The meal was warm and filling, although I didn’t pay much attention to it. Sarah peppered me with questions.

“So what’s after college?”

I sighed, twirling spaghetti with my fork like it was all I could think about. “I don’t know.”

“Have you and Tim talked about it?”

“Me and Tim…” I gulped some more wine, my eyes watering. Everyone always assumed we were an item, like we were one thing, one mind, one entity. Not that we weren’t. We’d been together so long, sometimes even I believed it. And sometimes it drove me crazy. “Yeah, I guess. A little.”

“First comes college, then comes marriage, then comes Lizzie pushing a—” Sarah nudged me under the table with her bare knee and I jumped.

“Don’t say it!” I stuck out my tongue. “You sound like my mother.”

“Life reduced to a nursery rhyme…” She shook her head, still smiling.

I watched her sip her wine, tuck her hair behind her ear, cut her spaghetti into pieces as if she were preparing it for a child. I wanted to say something, to break things open between us somehow, but I didn’t know the words.

As if she understood, she tipped her head at me and asked, “Isn’t that the usual order of things?”

“Who says I want to be usual?” My eyes didn’t move from hers.

“Now we’re talking…” A smile crept over her face, a smile I’d never seen before, something devious, exciting, her eyes lighting up with it. “And here I thought you were just gonna be another good sorority girl turned real Orange County housewife….”

“Well…” I dropped my eyes to my plate, feeling something heavy in my chest. “I probably am…”

“Not that there’s anything wrong with that.”

“Ha.” I snorted. “You don’t believe that for a minute.”

“Life changes you.” Sarah ate spaghetti with a spoon. I watched her taking delicate bites, amused. Here I was, slurping away at the noodles, and she was being as precise as a surgeon. “Sometimes you find the things that once did it for you just…

don’t… anymore.”

I studied her face, contemplating her words. “I’m not too young to get it, Sarah.”

“No…” she agreed. “But sometimes you just can’t tell people things. Sometimes they just have to happen. Life will happen to you. Trust me, it will. No need to hurry it along.”

“What if I want to?”

“Everyone says that.” Sarah took another sip of wine, looking at me over the rim.

“Until things start to happen.”

”What things?”

“Just life, sweetie.” She sighed, using her napkin and then putting over her plate, half her food still left there. “You’ll get it…when you’re older.” I rolled my eyes, mimicking her napkin-over-the-plate gesture. I’d lost my appetite. “Now you really sound like my mother.”

“What do you want me to say?” She stood, clearing our plates but leaving the wine glasses. “That I can give you a map?”

“I don’t want a map…” I stood, too, but didn’t follow her to the kitchen. Instead, I went the few steps into the living room, running my fingers over the edges of her furniture. “I just want to be…”
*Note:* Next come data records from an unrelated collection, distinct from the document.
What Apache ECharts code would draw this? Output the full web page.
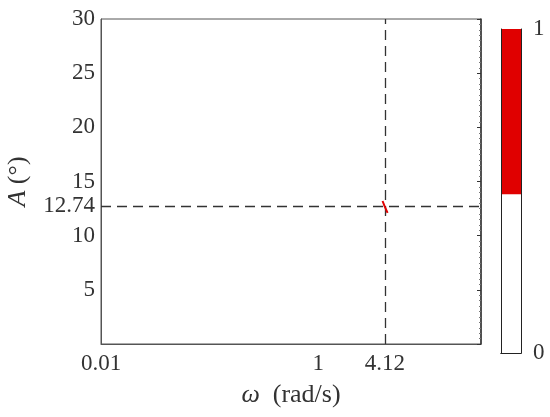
<!DOCTYPE html>
<html>
<head>
<meta charset="utf-8">
<script src="https://cdn.jsdelivr.net/npm/echarts@6.0.0/dist/echarts.min.js"></script>
<style>
	html, body { margin: 0; padding: 0; background: #fff; }
	#chart { width: 550px; height: 417px; }
</style>
</head>
<body>
<div id="chart"></div>
<script>
// frequency response branch (red segment)
const omega = [3.92, 4.1, 4.36]
const amp = [13.2, 12.7, 12.1]

// reference lines
const omegaRef = 4.12
const ampRef = 12.74

// tick labels
const xTicks = [0.01, 1, 4.12]
const yTicks = [5, 10, 12.74, 15, 20, 25, 30]
const cbTicks = [0, 1]

// colorbar split (white below, red above)
const cbWhite = [0.49]
const cbRed = [0.51]

const font = 'Liberation Serif'
const textColor = '#333'
const fs = 23

const chart = echarts.init(document.getElementById('chart'))

const boxAxis = (type, extra) => Object.assign({
	type: type,
	gridIndex: 1,
	z: 10,
	axisLine: { show: true, lineStyle: { color: '#222', width: 1 } },
	axisTick: { show: false },
	axisLabel: { show: false },
	splitLine: { show: false }
}, extra)

const option = {
	animation: false,
	grid: [
		{ left: 101, top: 19, width: 380, height: 325, show: true, borderColor: '#555', borderWidth: 1, outerBoundsMode: 'none', containLabel: false },
		{ left: 501, top: 29, width: 20, height: 324, outerBoundsMode: 'none', containLabel: false }
	],
	xAxis: [
		{
			type: 'log',
			gridIndex: 0,
			min: 0.01,
			max: 31.62,
			logBase: 10,
			name: '{i|ω}  (rad/s)',
			nameLocation: 'middle',
			nameGap: 38,
			nameTextStyle: {
				fontFamily: font, fontSize: 26, color: textColor,
				rich: { i: { fontFamily: font, fontStyle: 'italic', fontSize: 26, color: textColor } }
			},
			axisLine: { show: true, lineStyle: { color: '#555', width: 1 } },
			axisTick: { show: false },
			splitLine: { show: false },
			minorTick: { show: false },
			axisLabel: {
				customValues: xTicks,
				fontFamily: font, fontSize: fs, color: textColor, margin: 8,
				formatter: v => String(v)
			}
		},
		boxAxis('category', { data: ['cb'], position: 'bottom' }),
		boxAxis('category', { data: ['cb'], position: 'top' })
	],
	yAxis: [
		{
			type: 'value',
			gridIndex: 0,
			min: 0,
			max: 30,
			name: '{i|A} (°)',
			nameLocation: 'middle',
			nameGap: 70,
			nameRotate: 90,
			nameTextStyle: {
				fontFamily: font, fontSize: 26, color: textColor,
				rich: { i: { fontFamily: font, fontStyle: 'italic', fontSize: 26, color: textColor } }
			},
			axisLine: { show: true, lineStyle: { color: '#555', width: 1 } },
			axisTick: { show: false },
			splitLine: { show: false },
			axisLabel: {
				customValues: yTicks,
				fontFamily: font, fontSize: fs, color: textColor, margin: 6,
				formatter: v => String(v)
			}
		},
		{
			type: 'value',
			gridIndex: 0,
			position: 'right',
			min: 0,
			max: 30,
			interval: 5,
			axisLine: { show: true, lineStyle: { color: '#333', width: 1.5 } },
			axisTick: { show: true, inside: true, length: 4, lineStyle: { color: '#333' } },
			minorTick: { show: true, splitNumber: 10, length: 2, lineStyle: { color: '#777' } },
			axisLabel: { show: false },
			splitLine: { show: false }
		},
		boxAxis('value', { position: 'left', min: 0, max: 1 }),
		boxAxis('value', {
			position: 'right',
			min: 0,
			max: 1,
			interval: 1,
			axisLabel: {
				show: true,
				customValues: cbTicks,
				fontFamily: font, fontSize: fs, color: textColor, margin: 12
			}
		})
	],
	series: [
		{
			type: 'line',
			xAxisIndex: 0,
			yAxisIndex: 0,
			data: omega.map((w, i) => [w, amp[i]]),
			showSymbol: false,
			lineStyle: { color: '#e00000', width: 2 },
			z: 5,
			markLine: {
				silent: true,
				symbol: 'none',
				label: { show: false },
				lineStyle: { color: '#333', width: 1.3, type: [10, 6] },
				data: [{ xAxis: omegaRef }, { yAxis: ampRef }]
			}
		},
		{
			type: 'bar',
			xAxisIndex: 1,
			yAxisIndex: 2,
			stack: 'cb',
			barWidth: '100%',
			data: cbWhite,
			itemStyle: { color: '#ffffff' }
		},
		{
			type: 'bar',
			xAxisIndex: 1,
			yAxisIndex: 2,
			stack: 'cb',
			barWidth: '100%',
			data: cbRed,
			itemStyle: { color: '#e00000' }
		}
	]
}

chart.setOption(option)
</script>
</body>
</html>
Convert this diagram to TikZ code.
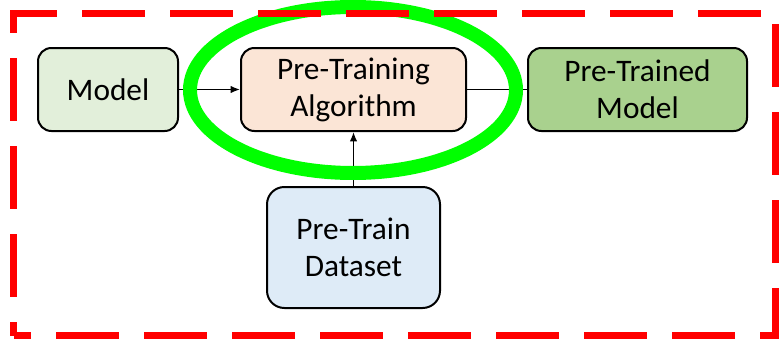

“Unusual?” she supplied, snagging both of our glasses like a professional waitress in one hand, the bottle of wine in the other.
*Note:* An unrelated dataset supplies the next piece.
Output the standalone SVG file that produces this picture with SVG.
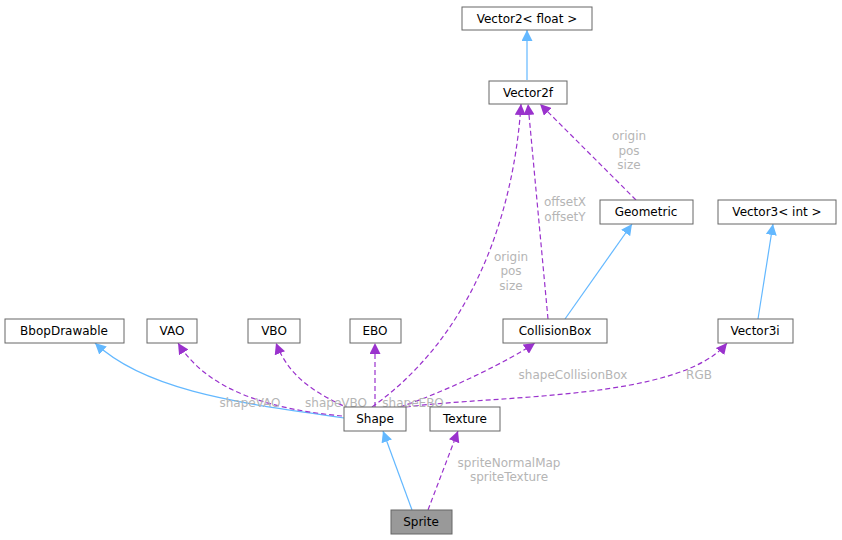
<svg xmlns="http://www.w3.org/2000/svg" width="842" height="540" viewBox="0 0 842 540">
<defs>
<style>
.n rect{fill:#fff;stroke:#666;stroke-width:1}
.n text,.l{font-family:"DejaVu Sans",sans-serif;font-size:12px;text-anchor:middle}
.l{fill:#b5b5b5}
.inh{fill:none;stroke:#63b8ff;stroke-width:1.2}
.use{fill:none;stroke:#9a32cd;stroke-width:1.2;stroke-dasharray:5,3}
</style>
<marker id="ab" viewBox="0 0 10 10" refX="10" refY="5" markerWidth="11" markerHeight="11" markerUnits="userSpaceOnUse" orient="auto"><path d="M0,0L10,5L0,10z" fill="#63b8ff"/></marker>
<marker id="ap" viewBox="0 0 10 10" refX="10" refY="5" markerWidth="11" markerHeight="11" markerUnits="userSpaceOnUse" orient="auto"><path d="M0,0L10,5L0,10z" fill="#9a32cd"/></marker>
</defs>
<rect width="842" height="540" fill="#fff"/>
<g id="connectors">
<path class="inh" marker-end="url(#ab)" d="M527,80L527,30"/>
<path class="inh" marker-end="url(#ab)" d="M344,418C260,405 150,395 95,343"/>
<path class="inh" marker-end="url(#ab)" d="M565,319L632,224"/>
<path class="inh" marker-end="url(#ab)" d="M758,319L773,224"/>
<path class="inh" marker-end="url(#ab)" d="M412,510L383,431"/>
<path class="use" marker-end="url(#ap)" d="M342,416C280,410 210,395 178,343"/>
<path class="use" marker-end="url(#ap)" d="M350,409C320,395 290,380 276,343"/>
<path class="use" marker-end="url(#ap)" d="M375,407L375,343"/>
<path class="use" marker-end="url(#ap)" d="M400,407C450,390 510,360 535,343"/>
<path class="use" marker-end="url(#ap)" d="M406,407C500,395 680,400 727,343"/>
<path class="use" marker-end="url(#ap)" d="M372,407C480,330 515,200 521,104"/>
<path class="use" marker-end="url(#ap)" d="M548,319L528,104"/>
<path class="use" marker-end="url(#ap)" d="M636,200L540,104"/>
<path class="use" marker-end="url(#ap)" d="M428,510L458,431"/>
<text class="l" x="629" y="140">origin</text><text class="l" x="629" y="155">pos</text><text class="l" x="629" y="169">size</text>
<text class="l" x="565" y="206">offsetX</text><text class="l" x="565" y="221">offsetY</text>
<text class="l" x="511" y="261">origin</text><text class="l" x="511" y="275">pos</text><text class="l" x="511" y="290">size</text>
<text class="l" x="250" y="407">shapeVAO</text>
<text class="l" x="336" y="407">shapeVBO</text>
<text class="l" x="413" y="407">shapeEBO</text>
<text class="l" x="573" y="379">shapeCollisionBox</text>
<text class="l" x="699" y="379">RGB</text>
<text class="l" x="509" y="467">spriteNormalMap</text><text class="l" x="509" y="481">spriteTexture</text>
</g>
<g id="Vector2float" class="n"><rect x="462" y="7" width="130" height="23"/><text x="527" y="23">Vector2&lt; float &gt;</text></g>
<g id="Vector2f" class="n"><rect x="489" y="81" width="78" height="23"/><text x="528" y="97">Vector2f</text></g>
<g id="Geometric" class="n"><rect x="600" y="200" width="93" height="24"/><text x="646" y="216">Geometric</text></g>
<g id="Vector3int" class="n"><rect x="718" y="200" width="118" height="24"/><text x="777" y="216">Vector3&lt; int &gt;</text></g>
<g id="BbopDrawable" class="n"><rect x="5" y="319" width="119" height="24"/><text x="64" y="335">BbopDrawable</text></g>
<g id="VAO" class="n"><rect x="147" y="319" width="50" height="24"/><text x="172" y="335">VAO</text></g>
<g id="VBO" class="n"><rect x="248" y="319" width="52" height="24"/><text x="274" y="335">VBO</text></g>
<g id="EBO" class="n"><rect x="350" y="319" width="51" height="24"/><text x="375" y="335">EBO</text></g>
<g id="CollisionBox" class="n"><rect x="503" y="319" width="104" height="24"/><text x="555" y="335">CollisionBox</text></g>
<g id="Vector3i" class="n"><rect x="718" y="319" width="75" height="24"/><text x="755" y="335">Vector3i</text></g>
<g id="Shape" class="n"><rect x="344" y="407" width="62" height="24"/><text x="375" y="423">Shape</text></g>
<g id="Texture" class="n"><rect x="430" y="407" width="70" height="24"/><text x="465" y="423">Texture</text></g>
<g id="Sprite" class="n"><rect x="391" y="510" width="61" height="24" style="fill:#999"/><text x="421" y="526">Sprite</text></g>
</svg>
“I don’t have the first clue how to be unusual.” I flopped down onto the couch in front of the fire.

“No?” Her voice was closer and softer now as she sat on the floor in front of me, her back resting against my crossed legs. “I think you know more than you let on.”

“I don’t.” Her hair was dry now, as was mine. It was silky against my bare legs, and I touched it. Her hair curled around my fingers and she sighed, leaning her head back, her eyes closed. I looked at her in the firelight. It cast shadows, making rippling patterns on her face, her arms, her breasts spilling slightly over her bra, turning her hair and skin a warm, tawny color.
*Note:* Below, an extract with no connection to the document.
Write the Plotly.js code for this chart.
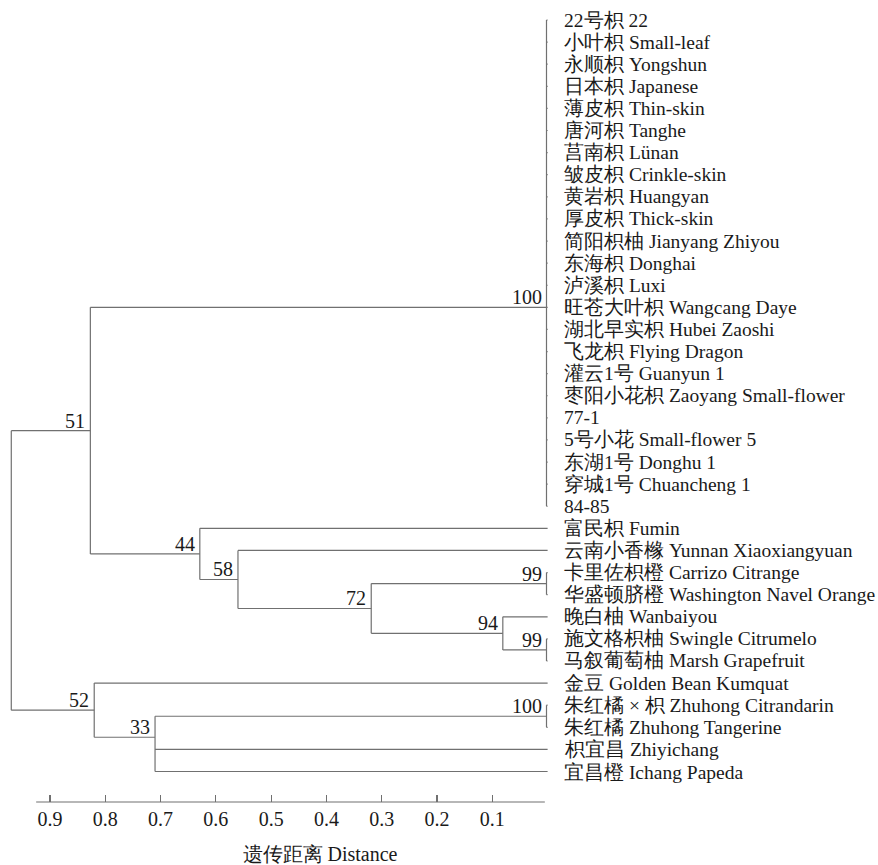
<!DOCTYPE html>
<html>
<head>
<meta charset="utf-8">
<script src="https://cdn.plot.ly/plotly-3.0.1.min.js"></script>
<style>html,body{margin:0;padding:0;background:#fff;}#chart{width:878px;height:865px;}</style>
</head>
<body>
<div id="chart"></div>
<script>
// ---------- DATA ----------
// Leaf labels, top to bottom (row index = position in list); leaves sit at distance 0
const leafLabels = [
  '22号枳 22','小叶枳 Small-leaf','永顺枳 Yongshun','日本枳 Japanese','薄皮枳 Thin-skin',
  '唐河枳 Tanghe','莒南枳 Lünan','皱皮枳 Crinkle-skin','黄岩枳 Huangyan','厚皮枳 Thick-skin',
  '简阳枳柚 Jianyang Zhiyou','东海枳 Donghai','泸溪枳 Luxi','旺苍大叶枳 Wangcang Daye',
  '湖北早实枳 Hubei Zaoshi','飞龙枳 Flying Dragon','灌云1号 Guanyun 1',
  '枣阳小花枳 Zaoyang Small-flower','77-1','5号小花 Small-flower 5','东湖1号 Donghu 1',
  '穿城1号 Chuancheng 1','84-85','富民枳 Fumin','云南小香橼 Yunnan Xiaoxiangyuan',
  '卡里佐枳橙 Carrizo Citrange','华盛顿脐橙 Washington Navel Orange','晚白柚 Wanbaiyou',
  '施文格枳柚 Swingle Citrumelo','马叙葡萄柚 Marsh Grapefruit','金豆 Golden Bean Kumquat',
  '朱红橘 × 枳 Zhuhong Citrandarin','朱红橘 Zhuhong Tangerine','枳宜昌 Zhiyichang','宜昌橙 Ichang Papeda'
];
// Internal nodes: id, genetic distance, bootstrap support, children (leaf row numbers or node ids)
const nodeIds      = ['T',   'A99', 'B99', 'N94', 'N72', 'N58', 'N44', 'N51', 'P100', 'N33', 'N52', 'ROOT'];
const nodeDist     = [0.002, 0.002, 0.002, 0.081, 0.319, 0.560, 0.629, 0.827, 0.002,  0.710, 0.820, 0.970];
const nodeSupport  = ['100', '99',  '99',  '94',  '72',  '58',  '44',  '51',  '100',  '33',  '52',  ''];
const nodeChildren = [
  [0,1,2,3,4,5,6,7,8,9,10,11,12,13,14,15,16,17,18,19,20,21,22],
  [25,26], [28,29], [27,'B99'], ['A99','N94'], [24,'N72'], [23,'N58'], ['T','N44'],
  [31,32], ['P100',33,34], [30,'N33'], ['N51','N52']
];
// Rows at which some clusters join their parent (as drawn in the figure)
const joinRowOverride = {T: 13, N33: 32.45};
// Axis
const tickVals  = [0.9,0.8,0.7,0.6,0.5,0.4,0.3,0.2,0.1];
const tickTexts = ['0.9','0.8','0.7','0.6','0.5','0.4','0.3','0.2','0.1'];
const axisExtent = [0.925, 0.005];
const xTitle = '遗传距离 Distance';

// ---------- BUILD ----------
const FONT = 'Liberation Serif';
const TXT = '#1a1a1a';
const LINE = '#707070';
const memo = {};
function info(ref) {
  if (typeof ref === 'number') return {d: 0, y: ref};
  if (memo[ref]) return memo[ref];
  const k = nodeIds.indexOf(ref);
  const ch = nodeChildren[k].map(info);
  const y = (ref in joinRowOverride) ? joinRowOverride[ref] : (ch[0].y + ch[ch.length-1].y) / 2;
  memo[ref] = {d: nodeDist[k], y: y, ch: ch, k: k};
  return memo[ref];
}
const xs = [], ys = [];
const annotations = [];
nodeIds.forEach((id, k) => {
  const n = info(id);
  xs.push(n.d, n.d, null); ys.push(n.ch[0].y, n.ch[n.ch.length-1].y, null);
  n.ch.forEach(c => { xs.push(c.d, n.d, null); ys.push(c.y, c.y, null); });
  if (nodeSupport[k]) {
    annotations.push({x: n.d, y: n.y, xref: 'x', yref: 'y', text: nodeSupport[k], showarrow: false,
      xanchor: 'right', yanchor: 'bottom', xshift: -3, yshift: -3,
      font: {family: FONT, size: 20, color: TXT}});
  }
});
leafLabels.forEach((t, i) => {
  annotations.push({x: 0, y: i, xref: 'x', yref: 'y', text: t, showarrow: false,
    xanchor: 'left', yanchor: 'middle', xshift: 14,
    font: {family: FONT, size: 19.5, color: TXT}});
});

const data = [{type: 'scatter', mode: 'lines', x: xs, y: ys, line: {color: LINE, width: 1.2},
  hoverinfo: 'skip', showlegend: false}];

const layout = {
  width: 878, height: 865,
  font: {family: FONT, color: TXT},
  margin: {l: 0, r: 238, t: 0, b: 63},
  paper_bgcolor: '#fff', plot_bgcolor: '#fff',
  showlegend: false,
  xaxis: {range: [0.9904, -0.1671], showgrid: false, zeroline: false, showline: false,
    ticks: 'inside', ticklen: 7, tickwidth: 1.2, tickcolor: LINE,
    tickvals: tickVals, ticktext: tickTexts, ticklabelstandoff: 3,
    tickfont: {family: FONT, size: 20, color: TXT},
    title: {text: xTitle, standoff: 18, font: {family: FONT, size: 20, color: TXT}},
    automargin: false, fixedrange: true},
  yaxis: {range: [35.38, -0.905], showgrid: false, zeroline: false, showline: false,
    showticklabels: false, ticks: '', fixedrange: true},
  shapes: [{type: 'line', xref: 'x', yref: 'paper', x0: axisExtent[0], x1: axisExtent[1], y0: 0, y1: 0,
    line: {color: LINE, width: 1.2}}],
  annotations: annotations
};
Plotly.newPlot('chart', data, layout, {displayModeBar: false, staticPlot: true});
</script>
</body>
</html>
“Sarah, you’re right. My life is as boring as they come. I was valedictorian of my high school class — I’m well on my way to graduating summa cum laude from college.

Tim and I went to the junior prom together and have been dating ever since. I got into a good sorority — not, you know, the one with old money, but still…My mother always tells everyone, ‘She’s such a good girl.’ And you know what? She’s right. I am a good girl.”